Problem >> Set the data down again, exactly as it reads, but without the pictures.

Provided data >>

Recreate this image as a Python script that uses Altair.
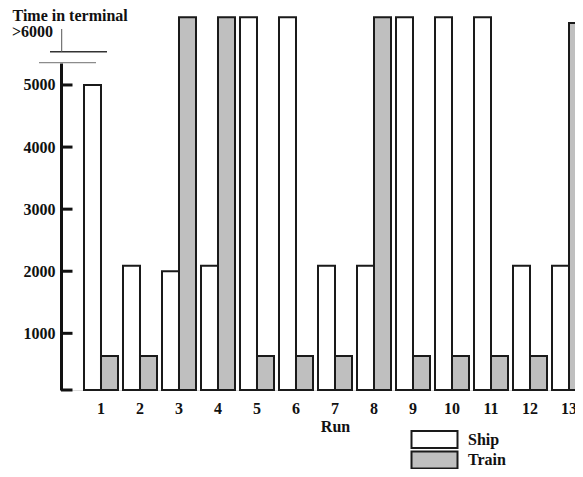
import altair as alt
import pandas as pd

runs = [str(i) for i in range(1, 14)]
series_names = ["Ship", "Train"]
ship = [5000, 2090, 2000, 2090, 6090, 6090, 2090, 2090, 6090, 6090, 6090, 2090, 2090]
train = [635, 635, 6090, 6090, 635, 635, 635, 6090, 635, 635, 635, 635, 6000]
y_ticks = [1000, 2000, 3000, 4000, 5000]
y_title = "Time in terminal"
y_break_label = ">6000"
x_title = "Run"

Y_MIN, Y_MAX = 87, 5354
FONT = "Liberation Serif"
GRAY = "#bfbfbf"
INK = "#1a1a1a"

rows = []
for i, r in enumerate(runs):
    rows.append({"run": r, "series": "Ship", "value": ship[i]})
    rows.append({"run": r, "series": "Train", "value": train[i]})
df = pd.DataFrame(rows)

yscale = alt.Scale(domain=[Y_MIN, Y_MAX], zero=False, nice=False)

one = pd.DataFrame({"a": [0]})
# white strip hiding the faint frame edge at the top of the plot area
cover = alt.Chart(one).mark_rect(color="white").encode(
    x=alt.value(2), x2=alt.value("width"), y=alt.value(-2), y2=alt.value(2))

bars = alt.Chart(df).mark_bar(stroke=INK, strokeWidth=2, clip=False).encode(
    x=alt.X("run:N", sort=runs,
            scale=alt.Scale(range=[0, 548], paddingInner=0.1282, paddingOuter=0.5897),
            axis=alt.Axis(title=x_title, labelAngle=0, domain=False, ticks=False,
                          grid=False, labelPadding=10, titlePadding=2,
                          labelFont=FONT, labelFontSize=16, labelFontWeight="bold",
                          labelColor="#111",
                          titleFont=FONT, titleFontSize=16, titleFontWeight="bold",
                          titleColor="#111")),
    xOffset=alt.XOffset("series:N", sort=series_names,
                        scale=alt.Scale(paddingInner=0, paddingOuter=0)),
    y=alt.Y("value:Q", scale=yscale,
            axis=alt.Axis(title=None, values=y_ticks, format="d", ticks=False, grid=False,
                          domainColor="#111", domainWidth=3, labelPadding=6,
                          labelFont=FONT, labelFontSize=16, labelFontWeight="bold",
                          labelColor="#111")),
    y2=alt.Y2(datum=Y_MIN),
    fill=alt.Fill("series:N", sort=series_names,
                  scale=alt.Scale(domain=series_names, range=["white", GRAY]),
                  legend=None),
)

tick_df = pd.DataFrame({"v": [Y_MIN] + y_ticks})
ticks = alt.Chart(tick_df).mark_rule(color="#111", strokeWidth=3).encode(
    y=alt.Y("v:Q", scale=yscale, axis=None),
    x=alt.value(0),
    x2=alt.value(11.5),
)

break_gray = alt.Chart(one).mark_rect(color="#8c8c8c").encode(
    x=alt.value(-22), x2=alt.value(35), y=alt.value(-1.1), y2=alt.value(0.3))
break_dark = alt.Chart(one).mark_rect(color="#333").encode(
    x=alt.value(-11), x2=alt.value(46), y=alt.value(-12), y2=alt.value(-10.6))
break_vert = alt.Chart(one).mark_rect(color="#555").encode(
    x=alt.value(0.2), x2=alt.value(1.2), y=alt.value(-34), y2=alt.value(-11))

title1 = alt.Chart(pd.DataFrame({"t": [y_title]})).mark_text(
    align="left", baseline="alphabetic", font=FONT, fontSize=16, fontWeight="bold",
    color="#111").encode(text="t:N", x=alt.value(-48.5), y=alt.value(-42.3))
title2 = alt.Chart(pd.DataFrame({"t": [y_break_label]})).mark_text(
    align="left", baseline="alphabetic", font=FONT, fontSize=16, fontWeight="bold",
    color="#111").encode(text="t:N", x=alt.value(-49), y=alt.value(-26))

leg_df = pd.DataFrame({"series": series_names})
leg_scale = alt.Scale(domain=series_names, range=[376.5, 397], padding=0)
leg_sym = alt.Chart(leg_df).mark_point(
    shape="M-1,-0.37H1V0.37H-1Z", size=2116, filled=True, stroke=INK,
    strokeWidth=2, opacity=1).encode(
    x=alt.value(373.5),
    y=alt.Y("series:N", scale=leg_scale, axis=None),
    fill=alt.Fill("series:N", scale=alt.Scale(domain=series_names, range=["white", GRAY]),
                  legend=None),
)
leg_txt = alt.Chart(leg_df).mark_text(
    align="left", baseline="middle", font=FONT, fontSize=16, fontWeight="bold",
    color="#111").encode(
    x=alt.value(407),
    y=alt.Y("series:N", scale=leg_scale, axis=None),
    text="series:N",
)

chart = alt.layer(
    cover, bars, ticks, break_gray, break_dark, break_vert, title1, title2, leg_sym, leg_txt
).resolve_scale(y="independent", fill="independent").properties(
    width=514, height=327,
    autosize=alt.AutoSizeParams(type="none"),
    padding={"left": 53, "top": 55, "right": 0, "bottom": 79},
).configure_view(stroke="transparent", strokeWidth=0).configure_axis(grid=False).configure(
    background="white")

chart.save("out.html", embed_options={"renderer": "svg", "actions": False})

Solution >>
Recreate this image as a Python script that uses Altair.
import altair as alt
import pandas as pd

runs = [str(i) for i in range(1, 14)]
series_names = ["Ship", "Train"]
ship = [5000, 2090, 2000, 2090, 6090, 6090, 2090, 2090, 6090, 6090, 6090, 2090, 2090]
train = [635, 635, 6090, 6090, 635, 635, 635, 6090, 635, 635, 635, 635, 6000]
y_ticks = [1000, 2000, 3000, 4000, 5000]
y_title = "Time in terminal"
y_break_label = ">6000"
x_title = "Run"

Y_MIN, Y_MAX = 87, 5354
FONT = "Liberation Serif"
GRAY = "#bfbfbf"
INK = "#1a1a1a"

rows = []
for i, r in enumerate(runs):
    rows.append({"run": r, "series": "Ship", "value": ship[i]})
    rows.append({"run": r, "series": "Train", "value": train[i]})
df = pd.DataFrame(rows)

yscale = alt.Scale(domain=[Y_MIN, Y_MAX], zero=False, nice=False)

one = pd.DataFrame({"a": [0]})
# white strip hiding the faint frame edge at the top of the plot area
cover = alt.Chart(one).mark_rect(color="white").encode(
    x=alt.value(2), x2=alt.value("width"), y=alt.value(-2), y2=alt.value(2))

bars = alt.Chart(df).mark_bar(stroke=INK, strokeWidth=2, clip=False).encode(
    x=alt.X("run:N", sort=runs,
            scale=alt.Scale(range=[0, 548], paddingInner=0.1282, paddingOuter=0.5897),
            axis=alt.Axis(title=x_title, labelAngle=0, domain=False, ticks=False,
                          grid=False, labelPadding=10, titlePadding=2,
                          labelFont=FONT, labelFontSize=16, labelFontWeight="bold",
                          labelColor="#111",
                          titleFont=FONT, titleFontSize=16, titleFontWeight="bold",
                          titleColor="#111")),
    xOffset=alt.XOffset("series:N", sort=series_names,
                        scale=alt.Scale(paddingInner=0, paddingOuter=0)),
    y=alt.Y("value:Q", scale=yscale,
            axis=alt.Axis(title=None, values=y_ticks, format="d", ticks=False, grid=False,
                          domainColor="#111", domainWidth=3, labelPadding=6,
                          labelFont=FONT, labelFontSize=16, labelFontWeight="bold",
                          labelColor="#111")),
    y2=alt.Y2(datum=Y_MIN),
    fill=alt.Fill("series:N", sort=series_names,
                  scale=alt.Scale(domain=series_names, range=["white", GRAY]),
                  legend=None),
)

tick_df = pd.DataFrame({"v": [Y_MIN] + y_ticks})
ticks = alt.Chart(tick_df).mark_rule(color="#111", strokeWidth=3).encode(
    y=alt.Y("v:Q", scale=yscale, axis=None),
    x=alt.value(0),
    x2=alt.value(11.5),
)

break_gray = alt.Chart(one).mark_rect(color="#8c8c8c").encode(
    x=alt.value(-22), x2=alt.value(35), y=alt.value(-1.1), y2=alt.value(0.3))
break_dark = alt.Chart(one).mark_rect(color="#333").encode(
    x=alt.value(-11), x2=alt.value(46), y=alt.value(-12), y2=alt.value(-10.6))
break_vert = alt.Chart(one).mark_rect(color="#555").encode(
    x=alt.value(0.2), x2=alt.value(1.2), y=alt.value(-34), y2=alt.value(-11))

title1 = alt.Chart(pd.DataFrame({"t": [y_title]})).mark_text(
    align="left", baseline="alphabetic", font=FONT, fontSize=16, fontWeight="bold",
    color="#111").encode(text="t:N", x=alt.value(-48.5), y=alt.value(-42.3))
title2 = alt.Chart(pd.DataFrame({"t": [y_break_label]})).mark_text(
    align="left", baseline="alphabetic", font=FONT, fontSize=16, fontWeight="bold",
    color="#111").encode(text="t:N", x=alt.value(-49), y=alt.value(-26))

leg_df = pd.DataFrame({"series": series_names})
leg_scale = alt.Scale(domain=series_names, range=[376.5, 397], padding=0)
leg_sym = alt.Chart(leg_df).mark_point(
    shape="M-1,-0.37H1V0.37H-1Z", size=2116, filled=True, stroke=INK,
    strokeWidth=2, opacity=1).encode(
    x=alt.value(373.5),
    y=alt.Y("series:N", scale=leg_scale, axis=None),
    fill=alt.Fill("series:N", scale=alt.Scale(domain=series_names, range=["white", GRAY]),
                  legend=None),
)
leg_txt = alt.Chart(leg_df).mark_text(
    align="left", baseline="middle", font=FONT, fontSize=16, fontWeight="bold",
    color="#111").encode(
    x=alt.value(407),
    y=alt.Y("series:N", scale=leg_scale, axis=None),
    text="series:N",
)

chart = alt.layer(
    cover, bars, ticks, break_gray, break_dark, break_vert, title1, title2, leg_sym, leg_txt
).resolve_scale(y="independent", fill="independent").properties(
    width=514, height=327,
    autosize=alt.AutoSizeParams(type="none"),
    padding={"left": 53, "top": 55, "right": 0, "bottom": 79},
).configure_view(stroke="transparent", strokeWidth=0).configure_axis(grid=False).configure(
    background="white")

chart.save("out.html", embed_options={"renderer": "svg", "actions": False})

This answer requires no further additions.